First blog post: Surfing heals the soul.

How did I get into surfing? That’s probably the first question people ask me when they see my social media posts on facebook, instagram or even snapchat. Take a wild guess…I started surfing at a pretty late age. I started surfing at age 31. I am now close to 33. However, surfing had always been in and out of my life, but I never noticed it or was too busy to take advantage of trying it.

Let me explain….One of my coworkers actually brought the surf lifestyle and culture into my life, and that I am forever grateful. However, there was a deeper reason why I started surfing and it was a tough time in my life.

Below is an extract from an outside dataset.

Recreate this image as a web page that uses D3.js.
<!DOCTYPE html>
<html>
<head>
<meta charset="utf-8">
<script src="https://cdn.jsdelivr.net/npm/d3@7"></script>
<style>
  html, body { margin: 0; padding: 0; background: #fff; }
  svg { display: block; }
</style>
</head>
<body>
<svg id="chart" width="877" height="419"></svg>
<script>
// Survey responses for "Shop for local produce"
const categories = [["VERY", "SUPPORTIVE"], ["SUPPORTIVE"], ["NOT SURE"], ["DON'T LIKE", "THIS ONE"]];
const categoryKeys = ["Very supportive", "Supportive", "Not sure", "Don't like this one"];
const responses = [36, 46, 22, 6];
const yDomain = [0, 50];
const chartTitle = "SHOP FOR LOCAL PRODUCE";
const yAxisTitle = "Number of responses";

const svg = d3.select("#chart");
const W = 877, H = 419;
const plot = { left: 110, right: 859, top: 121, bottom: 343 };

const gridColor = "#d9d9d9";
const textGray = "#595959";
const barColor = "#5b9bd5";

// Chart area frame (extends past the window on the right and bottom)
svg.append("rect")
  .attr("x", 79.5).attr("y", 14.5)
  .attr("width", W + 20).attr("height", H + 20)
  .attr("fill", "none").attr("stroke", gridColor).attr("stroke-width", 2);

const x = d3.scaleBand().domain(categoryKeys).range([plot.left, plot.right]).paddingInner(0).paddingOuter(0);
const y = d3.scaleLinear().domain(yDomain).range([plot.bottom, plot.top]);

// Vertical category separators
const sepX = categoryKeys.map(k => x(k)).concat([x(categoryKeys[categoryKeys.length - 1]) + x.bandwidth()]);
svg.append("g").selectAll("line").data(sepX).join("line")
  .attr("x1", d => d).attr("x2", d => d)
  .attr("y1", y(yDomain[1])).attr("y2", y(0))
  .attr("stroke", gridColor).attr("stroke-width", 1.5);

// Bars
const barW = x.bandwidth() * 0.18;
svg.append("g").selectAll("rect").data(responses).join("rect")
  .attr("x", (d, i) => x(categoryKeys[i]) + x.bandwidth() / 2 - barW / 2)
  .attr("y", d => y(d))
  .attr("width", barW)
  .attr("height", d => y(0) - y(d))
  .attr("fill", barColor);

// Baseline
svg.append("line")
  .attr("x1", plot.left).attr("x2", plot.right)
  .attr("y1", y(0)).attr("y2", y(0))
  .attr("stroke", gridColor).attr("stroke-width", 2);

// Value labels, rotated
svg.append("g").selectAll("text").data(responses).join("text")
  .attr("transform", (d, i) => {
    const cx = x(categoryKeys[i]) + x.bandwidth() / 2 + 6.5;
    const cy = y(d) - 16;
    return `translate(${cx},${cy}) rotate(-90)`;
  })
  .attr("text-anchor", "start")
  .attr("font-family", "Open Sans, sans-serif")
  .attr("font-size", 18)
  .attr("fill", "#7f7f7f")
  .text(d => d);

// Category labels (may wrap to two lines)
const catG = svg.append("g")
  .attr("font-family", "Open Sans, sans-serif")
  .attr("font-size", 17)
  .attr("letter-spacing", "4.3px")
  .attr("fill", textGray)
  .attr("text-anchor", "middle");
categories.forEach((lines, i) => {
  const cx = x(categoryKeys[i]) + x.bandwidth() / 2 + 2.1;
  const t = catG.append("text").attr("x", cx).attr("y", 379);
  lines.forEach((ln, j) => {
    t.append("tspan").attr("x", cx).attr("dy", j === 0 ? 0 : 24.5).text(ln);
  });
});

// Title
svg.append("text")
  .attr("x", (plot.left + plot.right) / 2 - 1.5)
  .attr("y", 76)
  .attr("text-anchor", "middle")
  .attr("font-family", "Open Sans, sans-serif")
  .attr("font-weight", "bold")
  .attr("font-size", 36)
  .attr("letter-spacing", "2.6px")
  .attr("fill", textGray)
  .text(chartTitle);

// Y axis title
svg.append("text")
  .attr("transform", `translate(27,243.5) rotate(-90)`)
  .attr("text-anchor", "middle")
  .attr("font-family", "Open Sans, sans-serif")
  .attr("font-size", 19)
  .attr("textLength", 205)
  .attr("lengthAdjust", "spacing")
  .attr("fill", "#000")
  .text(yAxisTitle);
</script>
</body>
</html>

Surfing had always been in and out of my life even at a young age. My sister taught my how to swim in the local pool in San Rafael. When I was 6 years old, she pushed me into the pool and I started kicking. That was how I learned how to swim. Survival.

Next, movies like Point Break growing up during the 80s I was familiar with the concept and totally felt the adrenaline rush of watching it on the big screen and envisioning a life where I was actually in the water. Growing up with Vietnamese immigrant parents, I was familiar with the ocean life. My uncles had their own fishing companies and boats and we’d be in the ocean or close the ports watching them fish.

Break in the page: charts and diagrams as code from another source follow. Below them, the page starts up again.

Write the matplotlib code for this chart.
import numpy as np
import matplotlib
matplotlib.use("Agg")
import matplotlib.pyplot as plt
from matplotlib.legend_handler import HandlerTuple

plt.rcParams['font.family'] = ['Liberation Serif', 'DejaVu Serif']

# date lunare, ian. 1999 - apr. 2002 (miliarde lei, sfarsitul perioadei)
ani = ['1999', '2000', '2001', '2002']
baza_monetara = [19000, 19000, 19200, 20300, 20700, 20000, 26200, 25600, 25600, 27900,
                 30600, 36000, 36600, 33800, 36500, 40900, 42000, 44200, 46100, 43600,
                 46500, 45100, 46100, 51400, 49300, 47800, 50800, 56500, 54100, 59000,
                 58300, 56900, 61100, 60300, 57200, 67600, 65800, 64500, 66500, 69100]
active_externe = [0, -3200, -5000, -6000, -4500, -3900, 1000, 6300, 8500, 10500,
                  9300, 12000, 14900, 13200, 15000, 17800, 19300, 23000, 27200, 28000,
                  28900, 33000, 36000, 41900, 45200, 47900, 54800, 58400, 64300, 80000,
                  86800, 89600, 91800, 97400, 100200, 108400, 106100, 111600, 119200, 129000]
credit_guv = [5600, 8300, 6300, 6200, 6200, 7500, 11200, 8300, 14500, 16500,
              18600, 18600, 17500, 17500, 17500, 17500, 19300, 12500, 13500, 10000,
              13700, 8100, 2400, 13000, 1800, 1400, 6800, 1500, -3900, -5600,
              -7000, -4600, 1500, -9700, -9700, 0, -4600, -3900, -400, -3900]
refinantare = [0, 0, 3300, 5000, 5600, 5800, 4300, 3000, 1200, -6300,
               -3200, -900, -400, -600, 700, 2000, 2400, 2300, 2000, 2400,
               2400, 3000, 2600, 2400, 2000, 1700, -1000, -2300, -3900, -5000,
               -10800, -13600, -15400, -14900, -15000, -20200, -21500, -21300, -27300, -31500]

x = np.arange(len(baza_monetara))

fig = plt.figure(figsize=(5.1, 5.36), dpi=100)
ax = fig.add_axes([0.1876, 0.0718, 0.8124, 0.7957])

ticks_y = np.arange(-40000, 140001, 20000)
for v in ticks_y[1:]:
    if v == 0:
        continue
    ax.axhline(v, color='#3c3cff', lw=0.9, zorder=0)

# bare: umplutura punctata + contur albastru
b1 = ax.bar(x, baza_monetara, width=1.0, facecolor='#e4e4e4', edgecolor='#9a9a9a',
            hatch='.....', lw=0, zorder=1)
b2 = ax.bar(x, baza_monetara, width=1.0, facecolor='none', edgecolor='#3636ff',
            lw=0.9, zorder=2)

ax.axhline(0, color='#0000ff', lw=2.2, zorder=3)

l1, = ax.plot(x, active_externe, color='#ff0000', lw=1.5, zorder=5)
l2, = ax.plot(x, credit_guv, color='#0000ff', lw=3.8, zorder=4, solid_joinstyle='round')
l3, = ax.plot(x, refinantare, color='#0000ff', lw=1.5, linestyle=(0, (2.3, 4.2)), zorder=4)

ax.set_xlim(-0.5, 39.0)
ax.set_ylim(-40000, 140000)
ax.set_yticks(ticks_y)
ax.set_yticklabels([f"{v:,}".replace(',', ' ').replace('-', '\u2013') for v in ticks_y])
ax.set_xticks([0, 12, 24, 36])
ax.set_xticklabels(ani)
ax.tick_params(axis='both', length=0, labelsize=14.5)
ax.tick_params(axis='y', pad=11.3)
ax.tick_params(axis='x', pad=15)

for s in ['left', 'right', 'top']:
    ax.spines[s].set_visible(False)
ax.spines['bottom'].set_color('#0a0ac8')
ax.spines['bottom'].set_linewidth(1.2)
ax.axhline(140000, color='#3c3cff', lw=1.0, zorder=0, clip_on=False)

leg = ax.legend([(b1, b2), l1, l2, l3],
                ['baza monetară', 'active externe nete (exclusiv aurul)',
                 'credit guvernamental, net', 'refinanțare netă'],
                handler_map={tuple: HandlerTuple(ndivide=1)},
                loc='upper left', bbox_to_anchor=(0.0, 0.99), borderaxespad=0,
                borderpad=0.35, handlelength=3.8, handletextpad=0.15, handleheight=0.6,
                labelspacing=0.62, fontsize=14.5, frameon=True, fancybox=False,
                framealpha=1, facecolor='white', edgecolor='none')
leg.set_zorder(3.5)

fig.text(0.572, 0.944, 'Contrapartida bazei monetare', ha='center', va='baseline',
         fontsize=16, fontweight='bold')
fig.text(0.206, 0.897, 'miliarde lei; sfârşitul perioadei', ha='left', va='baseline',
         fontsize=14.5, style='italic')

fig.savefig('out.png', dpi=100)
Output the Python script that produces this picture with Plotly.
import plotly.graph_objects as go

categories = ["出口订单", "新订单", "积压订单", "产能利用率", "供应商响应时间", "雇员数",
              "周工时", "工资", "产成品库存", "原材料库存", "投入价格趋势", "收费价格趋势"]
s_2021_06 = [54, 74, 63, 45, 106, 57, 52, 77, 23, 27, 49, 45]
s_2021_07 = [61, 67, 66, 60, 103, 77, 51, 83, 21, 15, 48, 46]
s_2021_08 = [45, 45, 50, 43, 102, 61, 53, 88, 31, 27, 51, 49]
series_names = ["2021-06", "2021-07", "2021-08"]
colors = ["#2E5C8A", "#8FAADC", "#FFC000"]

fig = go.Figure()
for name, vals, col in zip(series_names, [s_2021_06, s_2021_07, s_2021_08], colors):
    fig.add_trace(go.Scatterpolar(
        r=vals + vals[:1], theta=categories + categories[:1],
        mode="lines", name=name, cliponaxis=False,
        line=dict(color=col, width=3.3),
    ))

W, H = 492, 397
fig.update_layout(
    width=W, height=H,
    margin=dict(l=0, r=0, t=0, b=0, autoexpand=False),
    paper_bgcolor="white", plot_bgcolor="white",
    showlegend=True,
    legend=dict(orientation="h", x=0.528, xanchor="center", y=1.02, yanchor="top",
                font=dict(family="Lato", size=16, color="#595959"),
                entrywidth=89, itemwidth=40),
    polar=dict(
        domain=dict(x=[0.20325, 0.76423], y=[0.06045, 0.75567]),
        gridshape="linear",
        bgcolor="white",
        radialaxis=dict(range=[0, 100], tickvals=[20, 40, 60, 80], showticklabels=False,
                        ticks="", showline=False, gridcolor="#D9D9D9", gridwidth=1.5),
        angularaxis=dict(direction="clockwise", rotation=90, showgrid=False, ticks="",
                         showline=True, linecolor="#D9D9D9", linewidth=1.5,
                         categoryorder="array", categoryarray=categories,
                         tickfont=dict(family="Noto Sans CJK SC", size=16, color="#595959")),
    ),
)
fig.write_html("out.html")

I also remember how my sister when she was 15 and watching North Shore, her crush on Kelly Slater and Keeanu Reeves from Point Break. I remember back in the 90s girls loved surfers and that’s how I remember it today. But I don’t surf because of the girls or the image.

I surf because it heals the soul.

If you made it this far, I’ll tell you the truth. Now, to the deeper side of why I started surfing.

I’ve made a ton of mistakes in my teens and young adult life. I’ve made the wrong career moves, investments, I had a wrong perspective on life and materials, but more specifically the wrong choices in losing the women I loved. Some of my biggest regrets. My mentality wasn’t worthy of having such beautiful women. My mentality led to my decisions and my behavior.

I know, I know…I am being such a coward. But hey, life isn’t about how much money you make, or how many trophies you have. Life is about love. Do what you love. Be with who you love. That’s the only reason why people are happy. Surfing taught me that. There is no better joy than being one with nature. It’s free. It’s gratifying. It’s beautiful.

Now what enabled me? Before embarking on my surf life, I went through a horrible break up. Learning how to be alone was hard. Breaking up with someone is hard. Surfing brought me back to life and made me realize how much beauty and joy you get from being in the water or catching that perfect wave. Surfing taught me I could be alone.

The joy of surfing demonstrated a sense of peace. It gave me therapy and a way for me to heal by finding myself in the water. It gave me peace. If you listen to the waves you may very well find something you’re looking for. The beauty of the waves reminded me that love is out there, you just have to open your eyes. And that was all I needed to learn to move on.